__GIVEN TASK__:
Without including the pictures, copy out every line below.

__DATA BLOCK__:

----------------------------------------

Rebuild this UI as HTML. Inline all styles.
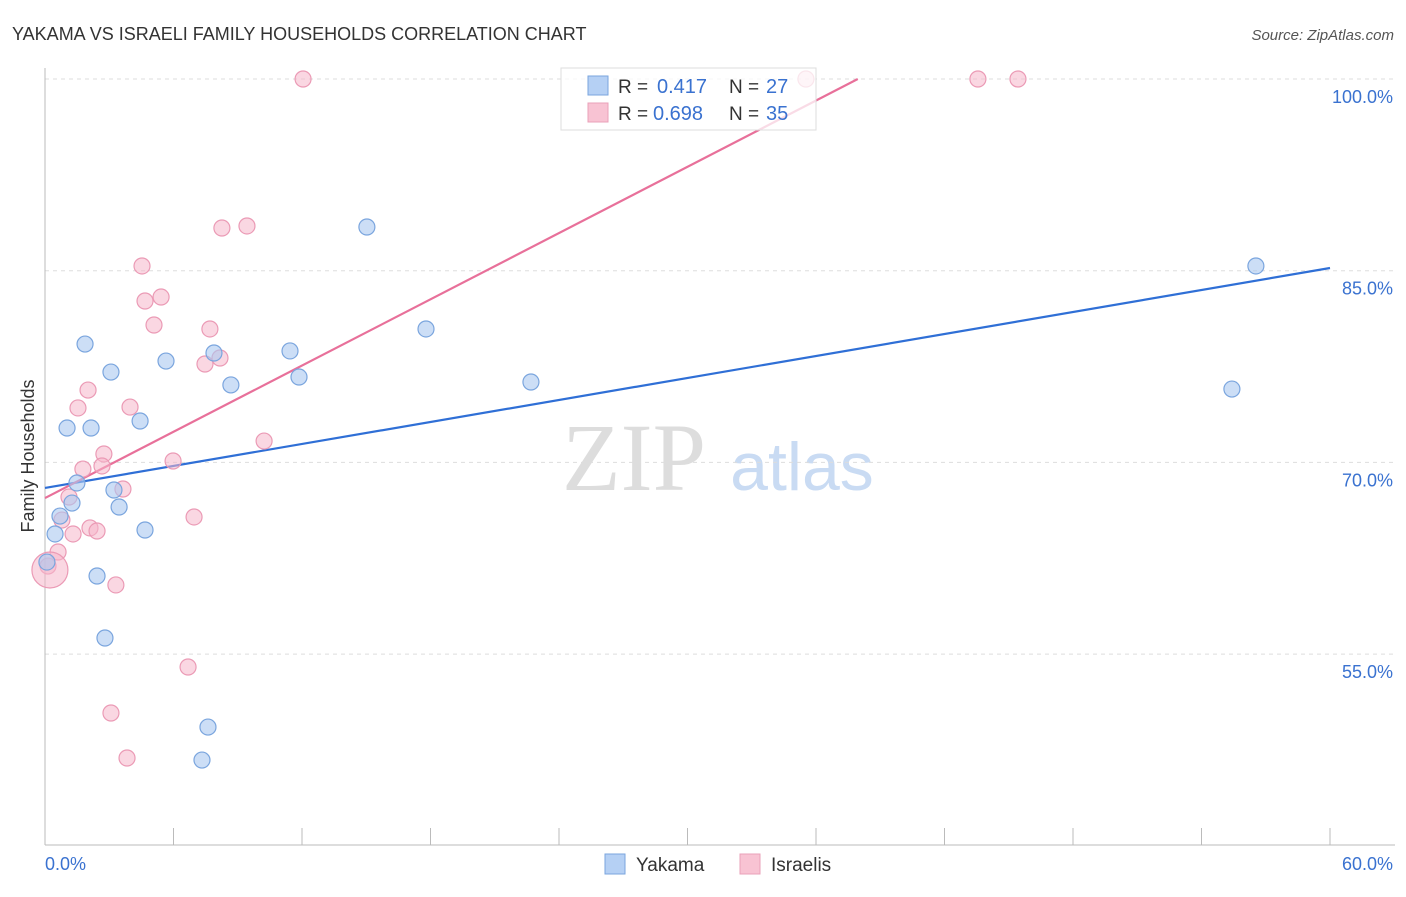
<!DOCTYPE html>
<html><head><meta charset="utf-8"><style>
body{margin:0;background:#fff;font-family:"Liberation Sans",sans-serif;}
</style></head><body>
<svg id="chart" width="1406" height="892" xmlns="http://www.w3.org/2000/svg">
<text x="12" y="40" font-size="18" fill="#333">YAKAMA VS ISRAELI FAMILY HOUSEHOLDS CORRELATION CHART</text>
<text x="1394" y="40" font-size="15" fill="#555" font-style="italic" text-anchor="end">Source: ZipAtlas.com</text>
<text x="634" y="490" font-size="96" fill="#ddd" font-family="Liberation Serif,serif" text-anchor="middle">ZIP</text>
<text x="802" y="490" font-size="68" fill="#c9dbf3" text-anchor="middle">atlas</text>
<text transform="translate(34,456) rotate(-90)" font-size="18" fill="#333" text-anchor="middle">Family Households</text>
<g id="grid"></g><g id="axes"></g>
<g id="lines"></g><g id="dots"></g>
<g>
<rect x="561" y="68" width="255" height="62" fill="#fff" fill-opacity="0.75" stroke="#ddd"/>
<rect x="588" y="76" width="20" height="19" fill="#b5d0f4" stroke="#7aa5de"/>
<rect x="588" y="103" width="20" height="19" fill="#f8c3d3" stroke="#eaa0b8"/>
<text x="618" y="93" font-size="19" fill="#333">R =</text>
<text x="657" y="93" font-size="20" fill="#3a72d0">0.417</text>
<text x="729" y="93" font-size="19" fill="#333">N =</text>
<text x="766" y="93" font-size="20" fill="#3a72d0">27</text>
<text x="618" y="120" font-size="19" fill="#333">R =</text>
<text x="653" y="120" font-size="20" fill="#3a72d0">0.698</text>
<text x="729" y="120" font-size="19" fill="#333">N =</text>
<text x="766" y="120" font-size="20" fill="#3a72d0">35</text>
</g>
<g>
<rect x="605" y="854" width="20" height="20" fill="#b5d0f4" stroke="#7aa5de"/>
<text x="636" y="871" font-size="19" fill="#333">Yakama</text>
<rect x="740" y="854" width="20" height="20" fill="#f8c3d3" stroke="#eaa0b8"/>
<text x="771" y="871" font-size="19" fill="#333">Israelis</text>
</g>
</svg>
<script>
const yTicks=[100,85,70,55];
const yTickLabels=["100.0%","85.0%","70.0%","55.0%"];
const xTickLabels=["0.0%","60.0%"];
const yakamaX=[15.03,56.54,1.87,3.08,5.65,7.89,8.68,11.44,11.86,17.79,22.69,55.42,1.03,2.15,4.44,1.49,1.26,3.22,3.46,0.70,0.47,4.67,0.09,2.43,2.80,7.61,7.33];
const yakamaY=[88.42,85.37,79.26,77.07,77.93,78.56,76.06,78.72,76.68,80.44,76.29,75.74,72.69,72.69,73.24,68.39,66.82,67.84,66.51,65.8,64.4,64.71,62.2,61.11,56.26,49.29,46.71];
const israelisX=[12.05,35.53,43.56,45.43,8.26,9.43,4.53,4.67,5.42,5.09,7.70,7.47,8.17,2.01,1.54,3.97,10.23,2.75,5.98,1.77,2.66,3.64,1.12,0.79,6.96,2.10,2.43,1.31,0.61,0.14,0.23,3.31,6.68,3.08,3.83];
const israelisY=[100,100,100,100,88.34,88.5,85.37,82.63,82.94,80.75,80.44,77.7,78.17,75.66,74.26,74.33,71.67,70.66,70.11,69.48,69.72,67.92,67.29,65.49,65.73,64.87,64.63,64.4,62.99,61.89,61.58,60.41,53.99,50.39,46.87];
const yakamaLine=[68.0,85.21];
const israelisLine=[67.21,0.864];
const NS="http://www.w3.org/2000/svg";
const X=v=>45+v*1285/60, Y=v=>79+(100-v)*12.78;
function mk(p,t,a){const e=document.createElementNS(NS,t);for(const k in a)e.setAttribute(k,a[k]);p.appendChild(e);return e;}
const grid=document.getElementById('grid'),axes=document.getElementById('axes');
yTicks.forEach((t,i)=>{
 const l=mk(grid,'line',{x1:45,x2:1395,y1:Y(t),y2:Y(t),stroke:'#ddd','stroke-dasharray':'4,4'});
 
 
 const tx=mk(axes,'text',{x:1393,y:Y(t)+24,'font-size':18,fill:'#3a72d0','text-anchor':'end'});
 tx.textContent=yTickLabels[i];
 
 
});
mk(axes,'line',{x1:45,x2:45,y1:68,y2:845,stroke:'#bbb'});
mk(axes,'line',{x1:45,x2:1395,y1:845,y2:845,stroke:'#bbb'});
for(let i=0;i<=10;i++){const x=X(i*6);mk(axes,'line',{x1:x,x2:x,y1:828,y2:845,stroke:'#bbb'});}
[[0,'start',45],[1,'end',1393]].forEach(([i,a,x])=>{
 const t=mk(axes,'text',{x:x,y:870,'font-size':18,fill:'#3a72d0','text-anchor':a});
 t.textContent=xTickLabels[i];
 
 
});
const lines=document.getElementById('lines');
const bl=mk(lines,'line',{x1:X(0),y1:Y(yakamaLine[0]),x2:X(60),y2:Y(yakamaLine[1]),stroke:'#2f6fd6','stroke-width':2.2});


const xe=(100-israelisLine[0])/israelisLine[1];
const pl=mk(lines,'line',{x1:X(0),y1:Y(israelisLine[0]),x2:X(xe),y2:Y(100),stroke:'#e8709a','stroke-width':2.2});


const dots=document.getElementById('dots');
israelisX.forEach((v,i)=>{
 const c=mk(dots,'circle',{cx:X(v),cy:Y(israelisY[i]),r:(i==30?18:8),fill:'rgba(246,182,203,0.55)',stroke:'#eb9ab5','stroke-width':1.2});
 
 
});
yakamaX.forEach((v,i)=>{
 const c=mk(dots,'circle',{cx:X(v),cy:Y(yakamaY[i]),r:8,fill:'rgba(170,200,240,0.6)',stroke:'#7aa5de','stroke-width':1.2});
 
 
});
</script>
</body></html>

----------------------------------------

__EXERCISE OUTPUT__:
Rebuild this UI as HTML. Inline all styles.
<!DOCTYPE html>
<html><head><meta charset="utf-8"><style>
body{margin:0;background:#fff;font-family:"Liberation Sans",sans-serif;}
</style></head><body>
<svg id="chart" width="1406" height="892" xmlns="http://www.w3.org/2000/svg">
<text x="12" y="40" font-size="18" fill="#333">YAKAMA VS ISRAELI FAMILY HOUSEHOLDS CORRELATION CHART</text>
<text x="1394" y="40" font-size="15" fill="#555" font-style="italic" text-anchor="end">Source: ZipAtlas.com</text>
<text x="634" y="490" font-size="96" fill="#ddd" font-family="Liberation Serif,serif" text-anchor="middle">ZIP</text>
<text x="802" y="490" font-size="68" fill="#c9dbf3" text-anchor="middle">atlas</text>
<text transform="translate(34,456) rotate(-90)" font-size="18" fill="#333" text-anchor="middle">Family Households</text>
<g id="grid"></g><g id="axes"></g>
<g id="lines"></g><g id="dots"></g>
<g>
<rect x="561" y="68" width="255" height="62" fill="#fff" fill-opacity="0.75" stroke="#ddd"/>
<rect x="588" y="76" width="20" height="19" fill="#b5d0f4" stroke="#7aa5de"/>
<rect x="588" y="103" width="20" height="19" fill="#f8c3d3" stroke="#eaa0b8"/>
<text x="618" y="93" font-size="19" fill="#333">R =</text>
<text x="657" y="93" font-size="20" fill="#3a72d0">0.417</text>
<text x="729" y="93" font-size="19" fill="#333">N =</text>
<text x="766" y="93" font-size="20" fill="#3a72d0">27</text>
<text x="618" y="120" font-size="19" fill="#333">R =</text>
<text x="653" y="120" font-size="20" fill="#3a72d0">0.698</text>
<text x="729" y="120" font-size="19" fill="#333">N =</text>
<text x="766" y="120" font-size="20" fill="#3a72d0">35</text>
</g>
<g>
<rect x="605" y="854" width="20" height="20" fill="#b5d0f4" stroke="#7aa5de"/>
<text x="636" y="871" font-size="19" fill="#333">Yakama</text>
<rect x="740" y="854" width="20" height="20" fill="#f8c3d3" stroke="#eaa0b8"/>
<text x="771" y="871" font-size="19" fill="#333">Israelis</text>
</g>
</svg>
<script>
const yTicks=[100,85,70,55];
const yTickLabels=["100.0%","85.0%","70.0%","55.0%"];
const xTickLabels=["0.0%","60.0%"];
const yakamaX=[15.03,56.54,1.87,3.08,5.65,7.89,8.68,11.44,11.86,17.79,22.69,55.42,1.03,2.15,4.44,1.49,1.26,3.22,3.46,0.70,0.47,4.67,0.09,2.43,2.80,7.61,7.33];
const yakamaY=[88.42,85.37,79.26,77.07,77.93,78.56,76.06,78.72,76.68,80.44,76.29,75.74,72.69,72.69,73.24,68.39,66.82,67.84,66.51,65.8,64.4,64.71,62.2,61.11,56.26,49.29,46.71];
const israelisX=[12.05,35.53,43.56,45.43,8.26,9.43,4.53,4.67,5.42,5.09,7.70,7.47,8.17,2.01,1.54,3.97,10.23,2.75,5.98,1.77,2.66,3.64,1.12,0.79,6.96,2.10,2.43,1.31,0.61,0.14,0.23,3.31,6.68,3.08,3.83];
const israelisY=[100,100,100,100,88.34,88.5,85.37,82.63,82.94,80.75,80.44,77.7,78.17,75.66,74.26,74.33,71.67,70.66,70.11,69.48,69.72,67.92,67.29,65.49,65.73,64.87,64.63,64.4,62.99,61.89,61.58,60.41,53.99,50.39,46.87];
const yakamaLine=[68.0,85.21];
const israelisLine=[67.21,0.864];
const NS="http://www.w3.org/2000/svg";
const X=v=>45+v*1285/60, Y=v=>79+(100-v)*12.78;
function mk(p,t,a){const e=document.createElementNS(NS,t);for(const k in a)e.setAttribute(k,a[k]);p.appendChild(e);return e;}
const grid=document.getElementById('grid'),axes=document.getElementById('axes');
yTicks.forEach((t,i)=>{
 const l=mk(grid,'line',{x1:45,x2:1395,y1:Y(t),y2:Y(t),stroke:'#ddd','stroke-dasharray':'4,4'});
 
 
 const tx=mk(axes,'text',{x:1393,y:Y(t)+24,'font-size':18,fill:'#3a72d0','text-anchor':'end'});
 tx.textContent=yTickLabels[i];
 
 
});
mk(axes,'line',{x1:45,x2:45,y1:68,y2:845,stroke:'#bbb'});
mk(axes,'line',{x1:45,x2:1395,y1:845,y2:845,stroke:'#bbb'});
for(let i=0;i<=10;i++){const x=X(i*6);mk(axes,'line',{x1:x,x2:x,y1:828,y2:845,stroke:'#bbb'});}
[[0,'start',45],[1,'end',1393]].forEach(([i,a,x])=>{
 const t=mk(axes,'text',{x:x,y:870,'font-size':18,fill:'#3a72d0','text-anchor':a});
 t.textContent=xTickLabels[i];
 
 
});
const lines=document.getElementById('lines');
const bl=mk(lines,'line',{x1:X(0),y1:Y(yakamaLine[0]),x2:X(60),y2:Y(yakamaLine[1]),stroke:'#2f6fd6','stroke-width':2.2});


const xe=(100-israelisLine[0])/israelisLine[1];
const pl=mk(lines,'line',{x1:X(0),y1:Y(israelisLine[0]),x2:X(xe),y2:Y(100),stroke:'#e8709a','stroke-width':2.2});


const dots=document.getElementById('dots');
israelisX.forEach((v,i)=>{
 const c=mk(dots,'circle',{cx:X(v),cy:Y(israelisY[i]),r:(i==30?18:8),fill:'rgba(246,182,203,0.55)',stroke:'#eb9ab5','stroke-width':1.2});
 
 
});
yakamaX.forEach((v,i)=>{
 const c=mk(dots,'circle',{cx:X(v),cy:Y(yakamaY[i]),r:8,fill:'rgba(170,200,240,0.6)',stroke:'#7aa5de','stroke-width':1.2});
 
 
});
</script>
</body></html>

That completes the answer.